TASK DESCRIPTION:
Transcribe the whole listing without a single picture.

MATERIAL PROVIDED:
● ● ● ●
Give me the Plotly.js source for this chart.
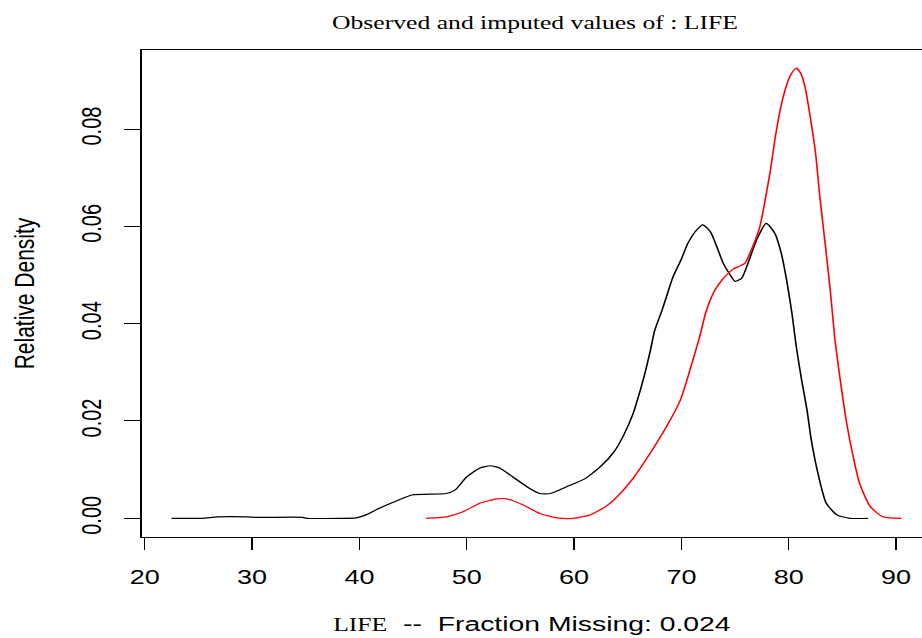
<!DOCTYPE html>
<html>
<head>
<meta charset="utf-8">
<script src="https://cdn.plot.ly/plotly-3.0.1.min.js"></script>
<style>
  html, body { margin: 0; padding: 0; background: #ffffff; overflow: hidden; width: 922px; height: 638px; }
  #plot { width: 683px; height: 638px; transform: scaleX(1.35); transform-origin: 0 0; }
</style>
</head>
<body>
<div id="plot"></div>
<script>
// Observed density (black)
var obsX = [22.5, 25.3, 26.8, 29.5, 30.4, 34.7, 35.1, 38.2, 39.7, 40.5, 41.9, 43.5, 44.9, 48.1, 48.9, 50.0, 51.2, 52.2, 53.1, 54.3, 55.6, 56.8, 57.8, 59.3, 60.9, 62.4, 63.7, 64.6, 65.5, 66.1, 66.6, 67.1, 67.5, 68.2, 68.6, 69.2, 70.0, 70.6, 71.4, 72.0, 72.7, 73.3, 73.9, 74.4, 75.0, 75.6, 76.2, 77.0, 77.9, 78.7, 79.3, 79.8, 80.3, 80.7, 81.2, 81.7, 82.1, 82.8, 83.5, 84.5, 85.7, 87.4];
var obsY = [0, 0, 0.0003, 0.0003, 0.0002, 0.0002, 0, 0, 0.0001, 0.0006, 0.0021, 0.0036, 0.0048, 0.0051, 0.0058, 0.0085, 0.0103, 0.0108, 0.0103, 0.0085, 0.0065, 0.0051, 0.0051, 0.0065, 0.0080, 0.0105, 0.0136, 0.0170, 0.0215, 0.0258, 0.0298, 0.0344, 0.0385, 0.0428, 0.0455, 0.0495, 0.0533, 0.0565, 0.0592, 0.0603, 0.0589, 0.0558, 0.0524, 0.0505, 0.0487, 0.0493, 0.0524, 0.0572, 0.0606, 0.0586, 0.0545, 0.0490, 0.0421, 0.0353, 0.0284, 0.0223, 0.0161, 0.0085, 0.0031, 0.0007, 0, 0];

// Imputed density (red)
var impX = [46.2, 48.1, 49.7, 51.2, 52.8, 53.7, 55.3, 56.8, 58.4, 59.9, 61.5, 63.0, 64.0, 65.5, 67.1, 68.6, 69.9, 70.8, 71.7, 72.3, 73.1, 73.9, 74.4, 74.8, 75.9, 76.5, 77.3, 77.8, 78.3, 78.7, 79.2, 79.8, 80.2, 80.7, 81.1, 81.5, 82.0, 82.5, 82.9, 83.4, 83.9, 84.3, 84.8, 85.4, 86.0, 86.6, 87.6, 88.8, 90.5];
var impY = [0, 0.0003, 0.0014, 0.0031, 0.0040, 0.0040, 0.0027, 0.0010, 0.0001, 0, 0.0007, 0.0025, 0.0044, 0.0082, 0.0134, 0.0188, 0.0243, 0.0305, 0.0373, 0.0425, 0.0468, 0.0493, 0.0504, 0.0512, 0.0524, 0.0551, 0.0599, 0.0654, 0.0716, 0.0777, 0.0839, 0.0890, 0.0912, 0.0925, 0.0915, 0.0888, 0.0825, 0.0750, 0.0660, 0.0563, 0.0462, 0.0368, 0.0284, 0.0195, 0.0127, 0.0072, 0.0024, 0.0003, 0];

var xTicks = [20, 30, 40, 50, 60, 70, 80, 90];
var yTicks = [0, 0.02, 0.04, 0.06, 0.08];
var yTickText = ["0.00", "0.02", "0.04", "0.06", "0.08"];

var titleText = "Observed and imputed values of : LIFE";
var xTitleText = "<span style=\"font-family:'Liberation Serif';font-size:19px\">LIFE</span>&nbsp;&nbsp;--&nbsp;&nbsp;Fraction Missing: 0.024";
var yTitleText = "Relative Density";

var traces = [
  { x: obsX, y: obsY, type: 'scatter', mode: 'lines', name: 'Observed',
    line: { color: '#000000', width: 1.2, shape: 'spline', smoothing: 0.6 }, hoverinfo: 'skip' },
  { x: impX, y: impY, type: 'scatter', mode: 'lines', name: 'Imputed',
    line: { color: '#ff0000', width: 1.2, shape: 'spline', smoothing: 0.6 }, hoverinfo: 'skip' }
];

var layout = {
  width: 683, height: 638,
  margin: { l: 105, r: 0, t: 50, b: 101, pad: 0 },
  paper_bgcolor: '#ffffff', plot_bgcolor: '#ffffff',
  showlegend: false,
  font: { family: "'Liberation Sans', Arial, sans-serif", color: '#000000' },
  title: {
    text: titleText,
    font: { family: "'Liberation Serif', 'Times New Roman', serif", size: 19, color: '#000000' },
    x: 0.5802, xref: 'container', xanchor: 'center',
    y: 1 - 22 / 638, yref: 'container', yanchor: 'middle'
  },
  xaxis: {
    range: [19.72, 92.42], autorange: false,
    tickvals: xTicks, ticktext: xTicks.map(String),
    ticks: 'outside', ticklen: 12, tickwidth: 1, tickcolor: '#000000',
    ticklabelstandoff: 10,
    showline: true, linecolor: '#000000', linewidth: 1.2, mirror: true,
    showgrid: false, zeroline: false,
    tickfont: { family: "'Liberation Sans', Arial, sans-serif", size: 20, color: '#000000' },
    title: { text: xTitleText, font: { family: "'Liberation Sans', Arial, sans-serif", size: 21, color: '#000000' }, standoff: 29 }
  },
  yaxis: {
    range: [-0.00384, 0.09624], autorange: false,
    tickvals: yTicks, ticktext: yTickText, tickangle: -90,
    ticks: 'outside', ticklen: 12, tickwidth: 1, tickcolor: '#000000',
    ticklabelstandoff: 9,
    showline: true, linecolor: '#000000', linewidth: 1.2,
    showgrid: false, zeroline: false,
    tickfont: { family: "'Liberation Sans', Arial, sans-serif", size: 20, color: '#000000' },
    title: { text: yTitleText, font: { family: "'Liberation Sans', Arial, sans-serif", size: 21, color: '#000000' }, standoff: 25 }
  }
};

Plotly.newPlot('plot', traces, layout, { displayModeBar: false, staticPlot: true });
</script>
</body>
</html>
● ● ● ●
THE OUTPUT:
Give me the Plotly.js source for this chart.
<!DOCTYPE html>
<html>
<head>
<meta charset="utf-8">
<script src="https://cdn.plot.ly/plotly-3.0.1.min.js"></script>
<style>
  html, body { margin: 0; padding: 0; background: #ffffff; overflow: hidden; width: 922px; height: 638px; }
  #plot { width: 683px; height: 638px; transform: scaleX(1.35); transform-origin: 0 0; }
</style>
</head>
<body>
<div id="plot"></div>
<script>
// Observed density (black)
var obsX = [22.5, 25.3, 26.8, 29.5, 30.4, 34.7, 35.1, 38.2, 39.7, 40.5, 41.9, 43.5, 44.9, 48.1, 48.9, 50.0, 51.2, 52.2, 53.1, 54.3, 55.6, 56.8, 57.8, 59.3, 60.9, 62.4, 63.7, 64.6, 65.5, 66.1, 66.6, 67.1, 67.5, 68.2, 68.6, 69.2, 70.0, 70.6, 71.4, 72.0, 72.7, 73.3, 73.9, 74.4, 75.0, 75.6, 76.2, 77.0, 77.9, 78.7, 79.3, 79.8, 80.3, 80.7, 81.2, 81.7, 82.1, 82.8, 83.5, 84.5, 85.7, 87.4];
var obsY = [0, 0, 0.0003, 0.0003, 0.0002, 0.0002, 0, 0, 0.0001, 0.0006, 0.0021, 0.0036, 0.0048, 0.0051, 0.0058, 0.0085, 0.0103, 0.0108, 0.0103, 0.0085, 0.0065, 0.0051, 0.0051, 0.0065, 0.0080, 0.0105, 0.0136, 0.0170, 0.0215, 0.0258, 0.0298, 0.0344, 0.0385, 0.0428, 0.0455, 0.0495, 0.0533, 0.0565, 0.0592, 0.0603, 0.0589, 0.0558, 0.0524, 0.0505, 0.0487, 0.0493, 0.0524, 0.0572, 0.0606, 0.0586, 0.0545, 0.0490, 0.0421, 0.0353, 0.0284, 0.0223, 0.0161, 0.0085, 0.0031, 0.0007, 0, 0];

// Imputed density (red)
var impX = [46.2, 48.1, 49.7, 51.2, 52.8, 53.7, 55.3, 56.8, 58.4, 59.9, 61.5, 63.0, 64.0, 65.5, 67.1, 68.6, 69.9, 70.8, 71.7, 72.3, 73.1, 73.9, 74.4, 74.8, 75.9, 76.5, 77.3, 77.8, 78.3, 78.7, 79.2, 79.8, 80.2, 80.7, 81.1, 81.5, 82.0, 82.5, 82.9, 83.4, 83.9, 84.3, 84.8, 85.4, 86.0, 86.6, 87.6, 88.8, 90.5];
var impY = [0, 0.0003, 0.0014, 0.0031, 0.0040, 0.0040, 0.0027, 0.0010, 0.0001, 0, 0.0007, 0.0025, 0.0044, 0.0082, 0.0134, 0.0188, 0.0243, 0.0305, 0.0373, 0.0425, 0.0468, 0.0493, 0.0504, 0.0512, 0.0524, 0.0551, 0.0599, 0.0654, 0.0716, 0.0777, 0.0839, 0.0890, 0.0912, 0.0925, 0.0915, 0.0888, 0.0825, 0.0750, 0.0660, 0.0563, 0.0462, 0.0368, 0.0284, 0.0195, 0.0127, 0.0072, 0.0024, 0.0003, 0];

var xTicks = [20, 30, 40, 50, 60, 70, 80, 90];
var yTicks = [0, 0.02, 0.04, 0.06, 0.08];
var yTickText = ["0.00", "0.02", "0.04", "0.06", "0.08"];

var titleText = "Observed and imputed values of : LIFE";
var xTitleText = "<span style=\"font-family:'Liberation Serif';font-size:19px\">LIFE</span>&nbsp;&nbsp;--&nbsp;&nbsp;Fraction Missing: 0.024";
var yTitleText = "Relative Density";

var traces = [
  { x: obsX, y: obsY, type: 'scatter', mode: 'lines', name: 'Observed',
    line: { color: '#000000', width: 1.2, shape: 'spline', smoothing: 0.6 }, hoverinfo: 'skip' },
  { x: impX, y: impY, type: 'scatter', mode: 'lines', name: 'Imputed',
    line: { color: '#ff0000', width: 1.2, shape: 'spline', smoothing: 0.6 }, hoverinfo: 'skip' }
];

var layout = {
  width: 683, height: 638,
  margin: { l: 105, r: 0, t: 50, b: 101, pad: 0 },
  paper_bgcolor: '#ffffff', plot_bgcolor: '#ffffff',
  showlegend: false,
  font: { family: "'Liberation Sans', Arial, sans-serif", color: '#000000' },
  title: {
    text: titleText,
    font: { family: "'Liberation Serif', 'Times New Roman', serif", size: 19, color: '#000000' },
    x: 0.5802, xref: 'container', xanchor: 'center',
    y: 1 - 22 / 638, yref: 'container', yanchor: 'middle'
  },
  xaxis: {
    range: [19.72, 92.42], autorange: false,
    tickvals: xTicks, ticktext: xTicks.map(String),
    ticks: 'outside', ticklen: 12, tickwidth: 1, tickcolor: '#000000',
    ticklabelstandoff: 10,
    showline: true, linecolor: '#000000', linewidth: 1.2, mirror: true,
    showgrid: false, zeroline: false,
    tickfont: { family: "'Liberation Sans', Arial, sans-serif", size: 20, color: '#000000' },
    title: { text: xTitleText, font: { family: "'Liberation Sans', Arial, sans-serif", size: 21, color: '#000000' }, standoff: 29 }
  },
  yaxis: {
    range: [-0.00384, 0.09624], autorange: false,
    tickvals: yTicks, ticktext: yTickText, tickangle: -90,
    ticks: 'outside', ticklen: 12, tickwidth: 1, tickcolor: '#000000',
    ticklabelstandoff: 9,
    showline: true, linecolor: '#000000', linewidth: 1.2,
    showgrid: false, zeroline: false,
    tickfont: { family: "'Liberation Sans', Arial, sans-serif", size: 20, color: '#000000' },
    title: { text: yTitleText, font: { family: "'Liberation Sans', Arial, sans-serif", size: 21, color: '#000000' }, standoff: 25 }
  }
};

Plotly.newPlot('plot', traces, layout, { displayModeBar: false, staticPlot: true });
</script>
</body>
</html>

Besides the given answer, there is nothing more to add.